Posted Jan 01, 2011 06:10 am CST
“Will the defendant please rise?”
“Actually, your honor, he’s not up from his nap yet. And he hasn’t had his ba-ba.”
“OK, counselor, have him here for the afternoon session, and make sure he’s burped and has his Binky.”
A bit farfetched, perhaps, but that’s the logical endgame to what appears to be a troubling trend. Kids—some who still require car seats—are increasingly being targeted in lawsuits that seek to punish youthful folly.
Though not without precedent—see Garratt v. Dailey (1955) wherein a 5-year-old scamp found himself in need of a lawyer after he pulled a chair away from his aunt, Ruth Garratt, as she was about to sit, resulting in a fractured hip—it seems that the litigation machine has lately been ratcheted up a notch or three to ensnare children. Youthful folly, indeed.
One of the most visible players on this stage during the past decade has been the Recording Industry Association of America, which has been known to go after children 12 and younger for copyright infringements stemming from the use of file-sharing services.

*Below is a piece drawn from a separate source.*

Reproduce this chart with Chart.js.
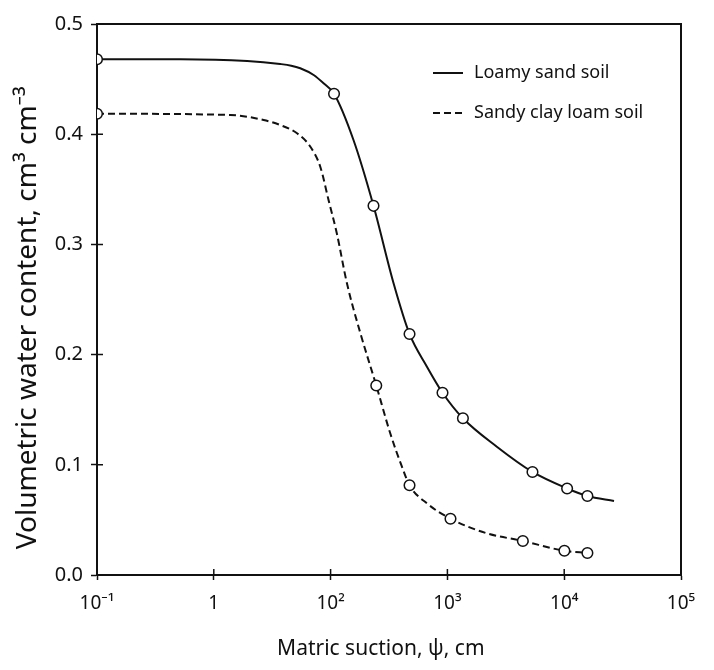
<!DOCTYPE html>
<html>
<head>
<meta charset="utf-8">
<title>Water retention curves</title>
<script src="https://cdn.jsdelivr.net/npm/chart.js"></script>
<style>
  html, body { margin: 0; padding: 0; background: #fff; }
  #wrap { width: 714px; height: 670px; position: relative; }
</style>
</head>
<body>
<div id="wrap"><canvas id="retentionChart"></canvas></div>
<script>
// tick positions on the log axis and the labels printed under them
const xTickValues = [1, 10, 100, 1000, 10000, 100000];
const xTickLabels = ["10\u207B\u00B9", "1", "10\u00B2", "10\u00B3", "10\u2074", "10\u2075"];

const seriesNames = ["Loamy sand soil", "Sandy clay loam soil"];

// fitted curves
const loamyCurveX = [1, 5.2, 19.3, 37, 46, 55, 71.6, 87, 107, 157, 233, 346, 474, 668, 908, 1358, 2650, 5350, 10590, 15800, 26700];
const loamyCurveY = [0.468, 0.468, 0.4664, 0.4637, 0.4622, 0.4598, 0.4537, 0.4462, 0.4367, 0.3947, 0.335, 0.2647, 0.2187, 0.189, 0.1654, 0.1422, 0.1164, 0.0935, 0.0785, 0.0717, 0.0672];

const sandyCurveX = [1, 13.9, 26.7, 37, 51.6, 67, 81.6, 96, 113, 138, 180, 246, 324, 408, 474, 668, 1063, 2178, 4425, 10040, 15800];
const sandyCurveY = [0.4186, 0.4174, 0.4129, 0.4083, 0.4008, 0.3887, 0.3705, 0.3403, 0.3101, 0.2647, 0.2193, 0.172, 0.1286, 0.0983, 0.0814, 0.065, 0.0511, 0.0378, 0.0309, 0.022, 0.020];

// measured points (open circles)
const loamyPtsX = [1, 107, 233, 474, 908, 1358, 5350, 10590, 15800];
const loamyPtsY = [0.468, 0.4367, 0.335, 0.2187, 0.1654, 0.1422, 0.0935, 0.0785, 0.0717];
const sandyPtsX = [1, 246, 474, 1063, 4425, 10040, 15800];
const sandyPtsY = [0.4186, 0.172, 0.0814, 0.0511, 0.0309, 0.022, 0.020];

const ink = "#111";
const font = "'Noto Sans', 'Open Sans', sans-serif";

function toPoints(xs, ys) {
  return xs.map((x, i) => ({ x: x, y: ys[i] }));
}

function curve(label, xs, ys, dash) {
  return {
    label: label,
    data: toPoints(xs, ys),
    showLine: true,
    borderColor: ink,
    borderWidth: 2,
    borderDash: dash,
    pointRadius: 0,
    cubicInterpolationMode: "monotone",
    order: 1
  };
}

function markers(label, xs, ys) {
  return {
    label: label,
    data: toPoints(xs, ys),
    showLine: false,
    pointRadius: 5.3,
    pointBackgroundColor: "#fff",
    pointBorderColor: ink,
    pointBorderWidth: 1.5,
    order: 0
  };
}

// legend sits inside the plot, top right
const legendInside = {
  id: "legendInside",
  afterDatasetsDraw(chart) {
    const ctx = chart.ctx;
    const curves = chart.data.datasets.filter(d => d.showLine);
    ctx.save();
    ctx.font = "18px " + font;
    ctx.textBaseline = "middle";
    ctx.fillStyle = ink;
    ctx.strokeStyle = ink;
    ctx.lineWidth = 2;
    curves.forEach((d, i) => {
      const y = 73 + i * 40;
      ctx.setLineDash(d.borderDash || []);
      ctx.beginPath();
      ctx.moveTo(433, y);
      ctx.lineTo(463, y);
      ctx.stroke();
      ctx.fillText(d.label, 474, y);
    });
    ctx.restore();
  }
};

// box on top/right plus the inner half of each tick mark
const frameAndTicks = {
  id: "frameAndTicks",
  afterDraw(chart) {
    const ctx = chart.ctx;
    const a = chart.chartArea;
    const xs = chart.scales.x;
    const ys = chart.scales.y;
    ctx.save();
    ctx.strokeStyle = ink;
    ctx.lineWidth = 2;
    ctx.beginPath();
    ctx.moveTo(a.left - 1, a.top);
    ctx.lineTo(a.right, a.top);
    ctx.lineTo(a.right, a.bottom + 1);
    ctx.stroke();
    ctx.lineWidth = 1.5;
    ctx.beginPath();
    xs.ticks.forEach(t => {
      const px = xs.getPixelForValue(t.value);
      ctx.moveTo(px, a.bottom);
      ctx.lineTo(px, a.bottom - 6);
    });
    ys.ticks.forEach(t => {
      const py = ys.getPixelForValue(t.value);
      ctx.moveTo(a.left, py);
      ctx.lineTo(a.left + 6, py);
    });
    ctx.stroke();
    ctx.restore();
  }
};

document.addEventListener("DOMContentLoaded", function() {
  const canvas = document.getElementById("retentionChart");

  new Chart(canvas, {
    type: "scatter",
    data: {
      datasets: [
        curve(seriesNames[0], loamyCurveX, loamyCurveY, []),
        curve(seriesNames[1], sandyCurveX, sandyCurveY, [7, 4]),
        markers(seriesNames[0] + " (measured)", loamyPtsX, loamyPtsY),
        markers(seriesNames[1] + " (measured)", sandyPtsX, sandyPtsY)
      ]
    },
    options: {
      responsive: true,
      maintainAspectRatio: false,
      animation: false,
      layout: { padding: { top: 24, right: 33, left: 0, bottom: 0 } },
      plugins: {
        legend: { display: false },
        tooltip: { enabled: false }
      },
      scales: {
        x: {
          type: "logarithmic",
          min: 1,
          max: 100000,
          afterBuildTicks: scale => {
            scale.ticks = xTickValues.map(v => ({ value: v }));
          },
          afterFit: scale => { scale.height = 95; },
          border: { display: true, color: ink, width: 2 },
          grid: { drawOnChartArea: false, tickLength: 5, tickColor: ink, tickWidth: 1.5 },
          ticks: {
            autoSkip: false,
            maxRotation: 0,
            padding: 12,
            color: ink,
            font: { family: font, size: 19 },
            callback: (value, index) => xTickLabels[index]
          },
          title: {
            display: true,
            text: "Matric suction, \u03C8, cm\u00A0\u00A0\u00A0",
            color: ink,
            font: { family: font, size: 21 },
            padding: { top: 0, bottom: 8 }
          }
        },
        y: {
          min: 0,
          max: 0.5,
          afterFit: scale => { scale.width = 97; },
          border: { display: true, color: ink, width: 2 },
          grid: { drawOnChartArea: false, tickLength: 6, tickColor: ink, tickWidth: 1.5 },
          ticks: {
            stepSize: 0.1,
            padding: 8,
            color: ink,
            font: { family: font, size: 20 },
            callback: value => value.toFixed(1)
          },
          title: {
            display: true,
            text: "Volumetric water content, cm\u00B3 cm\u207B\u00B3\u00A0\u00A0\u00A0\u00A0\u00A0",
            color: ink,
            font: { family: font, size: 28 },
            padding: { top: 11, bottom: 0 }
          }
        }
      }
    },
    plugins: [legendInside, frameAndTicks]
  });
});
</script>
</body>
</html>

Use of the services netted some kids their favorite tunes—with a subpoena chaser. Then, often, would come a verdict for the RIAA, with a surprising number of zeroes.

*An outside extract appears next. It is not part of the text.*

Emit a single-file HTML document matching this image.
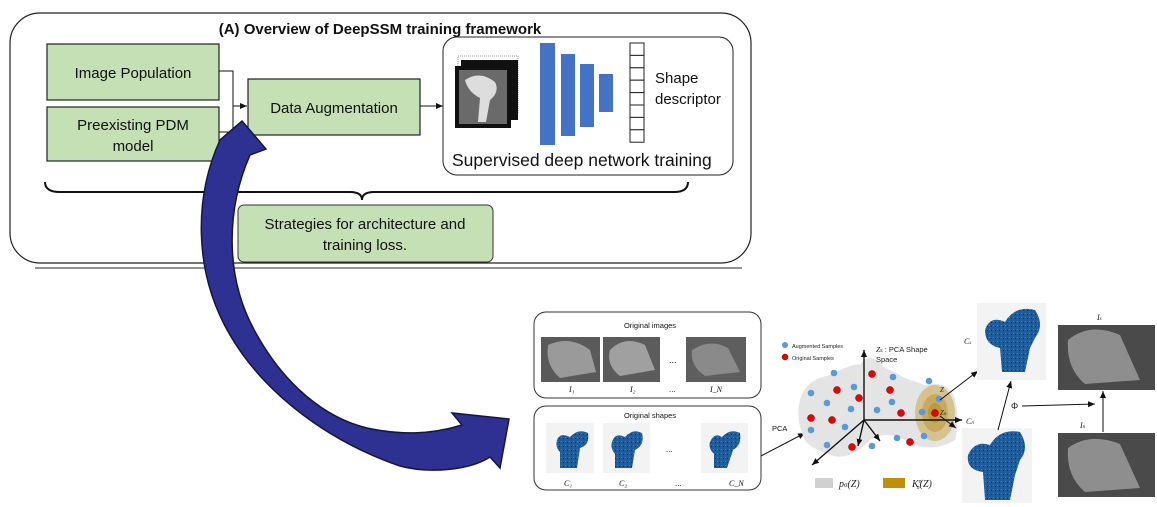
<!DOCTYPE html>
<html><head><meta charset="utf-8"><style>
html,body{margin:0;padding:0;background:#fff;}
svg{display:block;font-family:"Liberation Sans",sans-serif;}
</style></head><body>
<svg width="1157" height="507" viewBox="0 0 1157 507" xmlns="http://www.w3.org/2000/svg">
<defs>
<marker id="ah" markerWidth="8" markerHeight="8" refX="7" refY="4" orient="auto" markerUnits="userSpaceOnUse"><path d="M0,1 L7,4 L0,7 Z" fill="#111"/></marker>
<pattern id="fem" width="4" height="4" patternUnits="userSpaceOnUse"><rect width="4" height="4" fill="#1f5c9c"/><rect x="1" y="1" width="1" height="1" fill="#3f9a6a"/><rect x="3" y="2" width="1" height="1" fill="#0d2f66"/></pattern>
</defs>
<rect x="10" y="13" width="741" height="250" rx="30" fill="#fff" stroke="#222" stroke-width="1.2"/>
<line x1="35" y1="268" x2="742" y2="268" stroke="#555" stroke-width="1.2"/>
<text x="380" y="34" font-size="15" font-weight="bold" text-anchor="middle" fill="#111">(A) Overview of DeepSSM training framework</text>
<rect x="47" y="44" width="172" height="56" fill="#c5e0b4" stroke="#222" stroke-width="1.2"/>
<text x="133" y="78" font-size="15" text-anchor="middle" fill="#111">Image Population</text>
<rect x="47" y="107" width="172" height="54" fill="#c5e0b4" stroke="#222" stroke-width="1.2"/>
<text x="133" y="130" font-size="15" text-anchor="middle" fill="#111">Preexisting PDM</text>
<text x="133" y="151" font-size="15" text-anchor="middle" fill="#111">model</text>
<rect x="248" y="79" width="172" height="56" fill="#c5e0b4" stroke="#222" stroke-width="1.2"/>
<text x="334" y="113" font-size="15" text-anchor="middle" fill="#111">Data Augmentation</text>
<path d="M219,71 H233 V132 H219" fill="none" stroke="#111" stroke-width="1"/>
<line x1="233" y1="106" x2="247" y2="106" stroke="#111" stroke-width="1" marker-end="url(#ah)"/>
<line x1="420" y1="106" x2="443" y2="106" stroke="#111" stroke-width="1" marker-end="url(#ah)"/>
<rect x="443" y="37" width="290" height="138" rx="14" fill="#fff" stroke="#222" stroke-width="1"/>
<rect x="458" y="56" width="60" height="58" fill="none" stroke="#999" stroke-dasharray="1,1"/>
<rect x="461" y="60" width="57" height="60" fill="#111"/>
<rect x="455" y="66" width="56" height="62" fill="#111"/>
<rect x="459" y="70" width="48" height="54" fill="#6a6a6a"/>
<path d="M465,80 Q480,70 495,82 Q500,92 490,100 L486,122 L478,122 L480,98 Q468,92 465,80Z" fill="#ddd"/>
<rect x="540" y="43" width="15" height="102" fill="#4472c4"/>
<rect x="561" y="54" width="14" height="82" fill="#4472c4"/>
<rect x="580" y="64" width="14" height="63" fill="#4472c4"/>
<rect x="599" y="74" width="14" height="38" fill="#4472c4"/>
<g fill="#fff" stroke="#222" stroke-width="1">
<rect x="630" y="43" width="14" height="12.4"/><rect x="630" y="55.4" width="14" height="12.4"/><rect x="630" y="67.8" width="14" height="12.4"/><rect x="630" y="80.2" width="14" height="12.4"/><rect x="630" y="92.6" width="14" height="12.4"/><rect x="630" y="105" width="14" height="12.4"/><rect x="630" y="117.4" width="14" height="12.4"/><rect x="630" y="129.8" width="14" height="12.4"/>
</g>
<text x="655" y="83" font-size="15" fill="#111">Shape</text>
<text x="655" y="104" font-size="15" fill="#111">descriptor</text>
<text x="452" y="166" font-size="17.5" fill="#111">Supervised deep network training</text>
<path d="M45,182 Q45,192 60,192 H350 Q362,192 362,200 Q362,192 374,192 H674 Q688,192 688,182" fill="none" stroke="#111" stroke-width="2"/>
<rect x="238" y="205" width="255" height="57" rx="6" fill="#c5e0b4" stroke="#333" stroke-width="1"/>
<text x="365" y="229" font-size="15" text-anchor="middle" fill="#111">Strategies for architecture and</text>
<text x="365" y="250" font-size="15" text-anchor="middle" fill="#111">training loss.</text>
<!-- big arrow -->
<path d="M242,121 L266,149 L250,155 C228,205 222,275 257,335 C285,385 325,418 367,428 C400,435 430,435 462,425 L452,413 L509,419 L500,468 L490,457 C470,470 430,474 400,466 C330,442 265,395 230,335 C192,270 195,195 220,140 Z" fill="#2e3192" stroke="#14163f" stroke-width="1.5"/>
<rect x="534" y="312" width="227" height="86" rx="12" fill="#fff" stroke="#333" stroke-width="1"/>
<text x="650" y="328" font-size="7.5" text-anchor="middle" fill="#111">Original images</text>
<g>
<rect x="541" y="337" width="59" height="45" fill="#5a5a5a"/><path d="M548,345 Q570,335 590,350 L596,372 L560,378 Q545,365 548,345Z" fill="#9a9a9a"/>
<rect x="603" y="337" width="57" height="45" fill="#5c5c5c"/><path d="M610,350 Q625,335 645,345 L655,370 L620,376 Q606,365 610,350Z" fill="#a0a0a0"/>
<rect x="686" y="337" width="60" height="45" fill="#5e5e5e"/><path d="M692,350 Q710,338 728,348 L740,372 L705,376 Q690,366 692,350Z" fill="#8a8a8a"/>
</g>
<text x="669" y="363" font-size="9" fill="#111">...</text>
<text x="569" y="392" font-size="8" font-style="italic" font-family="Liberation Serif" fill="#111">I₁</text>
<text x="630" y="392" font-size="8" font-style="italic" font-family="Liberation Serif" fill="#111">I₂</text>
<text x="669" y="392" font-size="8" fill="#111">...</text>
<text x="710" y="392" font-size="8" font-style="italic" font-family="Liberation Serif" fill="#111">I_N</text>
<rect x="534" y="406" width="227" height="84" rx="12" fill="#fff" stroke="#333" stroke-width="1"/>
<text x="650" y="418" font-size="7.5" text-anchor="middle" fill="#111">Original shapes</text>
<g>
<rect x="546" y="423" width="48" height="50" fill="#f3f3f3"/>
<rect x="603" y="423" width="47" height="50" fill="#f3f3f3"/>
<rect x="701" y="423" width="47" height="50" fill="#f3f3f3"/>
<path d="M557,440 Q560,432 570,437 Q578,428 588,433 Q590,445 580,448 L577,468 L560,468 L560,452 Q555,447 557,440Z" fill="url(#fem)"/>
<path d="M612,442 Q615,432 625,437 Q633,428 642,433 Q645,445 635,450 L632,468 L615,468 L615,454 Q610,448 612,442Z" fill="url(#fem)"/>
<path d="M710,442 Q714,432 722,437 Q730,428 740,433 Q742,445 733,450 L727,468 L714,468 L714,454 Q708,448 710,442Z" fill="url(#fem)"/>
</g>
<text x="666" y="452" font-size="8" fill="#111">...</text>
<text x="564" y="486" font-size="8" font-style="italic" font-family="Liberation Serif" fill="#111">C₁</text>
<text x="619" y="486" font-size="8" font-style="italic" font-family="Liberation Serif" fill="#111">C₂</text>
<text x="675" y="486" font-size="8" fill="#111">...</text>
<text x="729" y="486" font-size="8" font-style="italic" font-family="Liberation Serif" fill="#111">C_N</text>
<text x="772" y="431" font-size="7.5" fill="#111">PCA</text>
<line x1="761" y1="456" x2="805" y2="433" stroke="#111" stroke-width="1" marker-end="url(#ah)"/>
<path d="M800,400 Q805,380 830,375 Q855,362 860,365 Q870,350 885,368 Q895,372 905,378 L925,385 Q950,380 955,400 Q960,420 955,440 Q930,455 905,440 Q885,430 870,440 Q850,462 830,455 Q810,448 805,440 Q795,420 800,400Z" fill="#e4e4e4"/>
<ellipse cx="935" cy="413" rx="20" ry="28" fill="#c9a64b" opacity="0.55"/>
<ellipse cx="935" cy="413" rx="13" ry="19" fill="#c29a3a" opacity="0.6"/>
<ellipse cx="935" cy="413" rx="7" ry="10" fill="#b88f2a" opacity="0.6"/>
<g stroke="#111" stroke-width="1.4" fill="none">
<line x1="864" y1="420" x2="864" y2="350" marker-end="url(#ah)"/>
<line x1="864" y1="420" x2="962" y2="420" marker-end="url(#ah)"/>
<line x1="864" y1="420" x2="812" y2="465" marker-end="url(#ah)"/>
<line x1="864" y1="420" x2="858" y2="446" marker-end="url(#ah)"/>
<line x1="864" y1="420" x2="880" y2="441" marker-end="url(#ah)"/>
</g>
<g fill="#5b9bd5">
<circle cx="785" cy="345" r="3"/>
<circle cx="834" cy="373" r="3.3"/><circle cx="811" cy="393" r="3.3"/><circle cx="827" cy="403" r="3.3"/><circle cx="851" cy="409" r="3.3"/><circle cx="854" cy="387" r="3.3"/><circle cx="893" cy="377" r="3.3"/><circle cx="892" cy="402" r="3.3"/><circle cx="877" cy="410" r="3.3"/><circle cx="929" cy="381" r="3.3"/><circle cx="922" cy="412" r="3.3"/><circle cx="939" cy="399" r="3.3"/><circle cx="811" cy="430" r="3.3"/><circle cx="845" cy="427" r="3.3"/><circle cx="827" cy="445" r="3.3"/><circle cx="872" cy="446" r="3.3"/><circle cx="897" cy="438" r="3.3"/><circle cx="924" cy="436" r="3.3"/>
</g>
<g fill="#e00" stroke="#600" stroke-width="0.5">
<circle cx="785" cy="357" r="3"/>
<circle cx="837" cy="390" r="3.5"/><circle cx="859" cy="398" r="3.5"/><circle cx="872" cy="374" r="3.5"/><circle cx="890" cy="390" r="3.5"/><circle cx="811" cy="418" r="3.5"/><circle cx="832" cy="420" r="3.5"/><circle cx="901" cy="413" r="3.5"/><circle cx="852" cy="447" r="3.5"/><circle cx="910" cy="442" r="3.5"/><circle cx="935" cy="413" r="3.5"/>
</g>
<text x="792" y="348" font-size="5.5" fill="#222">Augmented Samples</text>
<text x="792" y="360" font-size="5.5" fill="#222">Original Samples</text>
<text x="876" y="352" font-size="7.5" fill="#222"><tspan font-style="italic" font-family="Liberation Serif">Z</tspan><tspan font-size="5">s</tspan> : PCA Shape</text>
<text x="876" y="362" font-size="7.5" fill="#222">Space</text>
<text x="940" y="392" font-size="7" font-style="italic" font-family="Liberation Serif" fill="#222">Z</text>
<text x="940" y="415" font-size="7" font-style="italic" font-family="Liberation Serif" fill="#222">Z<tspan font-size="5">n</tspan></text>
<text x="966" y="424" font-size="8" font-style="italic" font-family="Liberation Serif" fill="#222">C<tspan font-size="5">n</tspan></text>
<line x1="940" y1="400" x2="978" y2="371" stroke="#111" stroke-width="1" marker-end="url(#ah)"/>
<line x1="940" y1="416" x2="956" y2="428" stroke="#111" stroke-width="1" marker-end="url(#ah)"/>
<rect x="815" y="478" width="18" height="10" fill="#d0d0d0"/>
<text x="839" y="487" font-size="10" font-style="italic" font-family="Liberation Serif" fill="#222">p<tspan font-size="7">σ</tspan>(Z)</text>
<rect x="883" y="478" width="22" height="10" fill="#bf9000"/>
<text x="912" y="487" font-size="10" font-style="italic" font-family="Liberation Serif" fill="#222">K<tspan font-size="6" dy="-4">σ</tspan><tspan font-size="6" dx="-5" dy="6">n</tspan><tspan dy="-2">(Z)</tspan></text>
<rect x="977" y="303" width="69" height="77" fill="#f3f3f3"/>
<path d="M985,330 Q990,315 1005,322 Q1015,305 1035,310 Q1045,325 1035,338 L1030,348 L1025,372 L1002,372 L1000,348 Q985,345 985,330Z" fill="url(#fem)"/>
<text x="964" y="344" font-size="8" font-style="italic" font-family="Liberation Serif" fill="#222">C<tspan font-size="5">s</tspan></text>
<rect x="962" y="428" width="70" height="75" fill="#f3f3f3"/>
<path d="M968,455 Q975,440 990,445 Q1000,428 1020,432 Q1030,448 1020,460 L1015,475 L1010,500 L985,500 L983,472 Q966,470 968,455Z" fill="url(#fem)"/>
<rect x="1058" y="325" width="97" height="65" fill="#4a4a4a"/>
<path d="M1068,340 Q1090,322 1120,335 L1140,380 L1085,384 Q1066,368 1068,340Z" fill="#8e8e8e"/>
<rect x="1058" y="433" width="97" height="64" fill="#4a4a4a"/>
<path d="M1068,448 Q1090,432 1120,444 L1140,488 L1085,492 Q1066,476 1068,448Z" fill="#8e8e8e"/>
<text x="1097" y="320" font-size="8" font-style="italic" font-family="Liberation Serif" fill="#222">I<tspan font-size="5">s</tspan></text>
<text x="1080" y="428" font-size="8" font-style="italic" font-family="Liberation Serif" fill="#222">I<tspan font-size="5">n</tspan></text>
<text x="1011" y="409" font-size="9" fill="#222">Φ</text>
<line x1="998" y1="430" x2="1011" y2="381" stroke="#111" stroke-width="1" marker-end="url(#ah)"/>
<line x1="1022" y1="406" x2="1095" y2="404" stroke="#111" stroke-width="1" marker-end="url(#ah)"/>
<line x1="1103" y1="432" x2="1103" y2="391" stroke="#111" stroke-width="1" marker-end="url(#ah)"/>
</svg>
</body></html>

And in 2007, a Pennsylvania man sued a 7-year-old boy for negligence after the youth collided with him on a ski slope in Colorado. David Pfahler of Allentown wanted $75,000 for rotator cuff-related injuries. The lad, Scott Swimm, was served the lawsuit papers by police and deposed by a team of three attorneys. The suit later settled for $25,000.

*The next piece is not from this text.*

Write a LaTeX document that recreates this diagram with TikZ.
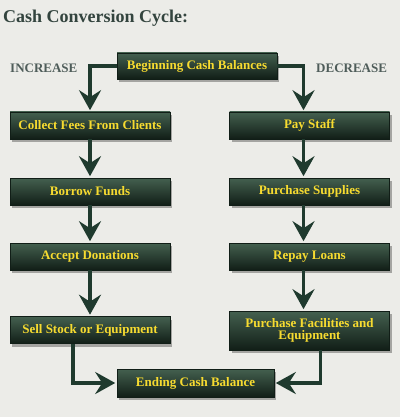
\documentclass[tikz,border=0pt]{standalone}
\usepackage{fontspec}
\setmainfont{Liberation Serif}
\usetikzlibrary{arrows.meta,shadows,calc}
\definecolor{bgc}{HTML}{ECECE8}
\definecolor{boxtop}{HTML}{44604F}
\definecolor{boxmid}{HTML}{1B2F24}
\definecolor{boxbot}{HTML}{111E17}
\definecolor{txty}{HTML}{F7DB30}
\definecolor{titlec}{HTML}{33443E}
\definecolor{sidec}{HTML}{4F5D5A}
\definecolor{arrc}{HTML}{1F3A2E}
\tikzset{
  marble/.style={rectangle, minimum width=160pt, minimum height=27pt, inner sep=2pt,
    top color=boxtop, middle color=boxmid, bottom color=boxbot,
    draw=boxbot, line width=0.6pt,
    text=txty, font=\fontsize{13}{12}\selectfont\bfseries, align=center,
    drop shadow={shadow xshift=2pt, shadow yshift=-3pt, fill=black, opacity=0.3}},
  flow/.style={draw=arrc, line width=3.5pt,
    -{Stealth[length=20pt, width=22pt, inset=7pt]}, shorten >=1.5pt},
  sidelabel/.style={text=sidec, font=\fontsize{13}{13}\selectfont\bfseries, anchor=west, inner sep=0pt}
}
\begin{document}
\begin{tikzpicture}[x=1pt, y=-1pt]
\useasboundingbox (0,0) rectangle (400,417);
\fill[bgc] (0,0) rectangle (400,417);

\node[anchor=west, inner sep=0pt, text=titlec, font=\fontsize{18}{20}\selectfont\bfseries] (title) at (3,18) {Cash Conversion Cycle:};
\node[sidelabel] (inc) at (10,68) {INCREASE};
\node[sidelabel] (dec) at (316,68) {DECREASE};

\node[marble, minimum height=26pt] (begin) at (197,66) {Beginning Cash Balances};
\node[marble] (collect) at (90,125.5) {Collect Fees From Clients};
\node[marble] (pay) at (309.5,125.5) {Pay Staff};
\node[marble] (borrow) at (90,191.5) {Borrow Funds};
\node[marble] (supplies) at (309.5,191.5) {Purchase Supplies};
\node[marble] (donations) at (90,256.5) {Accept Donations};
\node[marble] (repay) at (309.5,256.5) {Repay Loans};
\node[marble] (sell) at (90,330) {Sell Stock or Equipment};
\node[marble, minimum height=39pt] (facilities) at (309.5,330.5) {Purchase Facilities and\\Equipment};
\node[marble, minimum width=157pt, minimum height=28pt] (ending) at (195.5,383) {Ending Cash Balance};

\draw[flow] (begin.west) -| (collect.north);
\draw[flow] (begin.east) -| ([xshift=-6pt]pay.north);
\draw[flow] (collect.south) -- (borrow.north);
\draw[flow] (borrow.south) -- (donations.north);
\draw[flow] (donations.south) -- (sell.north);
\draw[flow] ([xshift=-6pt]pay.south) -- ([xshift=-6pt]supplies.north);
\draw[flow] ([xshift=-6pt]supplies.south) -- ([xshift=-6pt]repay.north);
\draw[flow] ([xshift=-6pt]repay.south) -- ([xshift=-6pt]facilities.north);
\draw[flow] ([xshift=-17pt]sell.south) |- (ending.west);
\draw[flow] ([xshift=11pt]facilities.south) |- (ending.east);
\end{tikzpicture}
\end{document}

The point is, things don’t seem to just happen anymore. Somebody has to be made to pay for every misfortune that befalls a person, even if that “somebody” is a 4-year-old.
Or so says the New York State Supreme Court. In October, Justice Paul Wooten ruled that Juliet Breitman—who was all of 4 in April 2009 when she allegedly rode her bicycle with training wheels on a Manhattan side walk and struck an elderly woman—could be sued for negligence. The woman, 87-year-old Claire Menagh, died three months later, though reportedly from unrelated causes.
Had little Juliet been under the age of 4 at the time of the accident, she would have been held non sui juris, or not responsible for her actions. But because she was relatively long in the (baby) tooth, she was deemed—according to the ruling—intelligent enough and mature enough to appreciate “the danger of riding a bicycle into an elderly woman.”
If this is the direction that we, as a society, are heading, then we’d better get our law schools to make some adjustments to their curricula. Future lawyers will need to be well-versed in how to garnishee an allowance or put a lien on a Big Wheel or plea bargain from a grounding to a timeout.
The new reality for today’s parents is that they need to raise their kids with an emphasis on health, happiness, safety—and liability.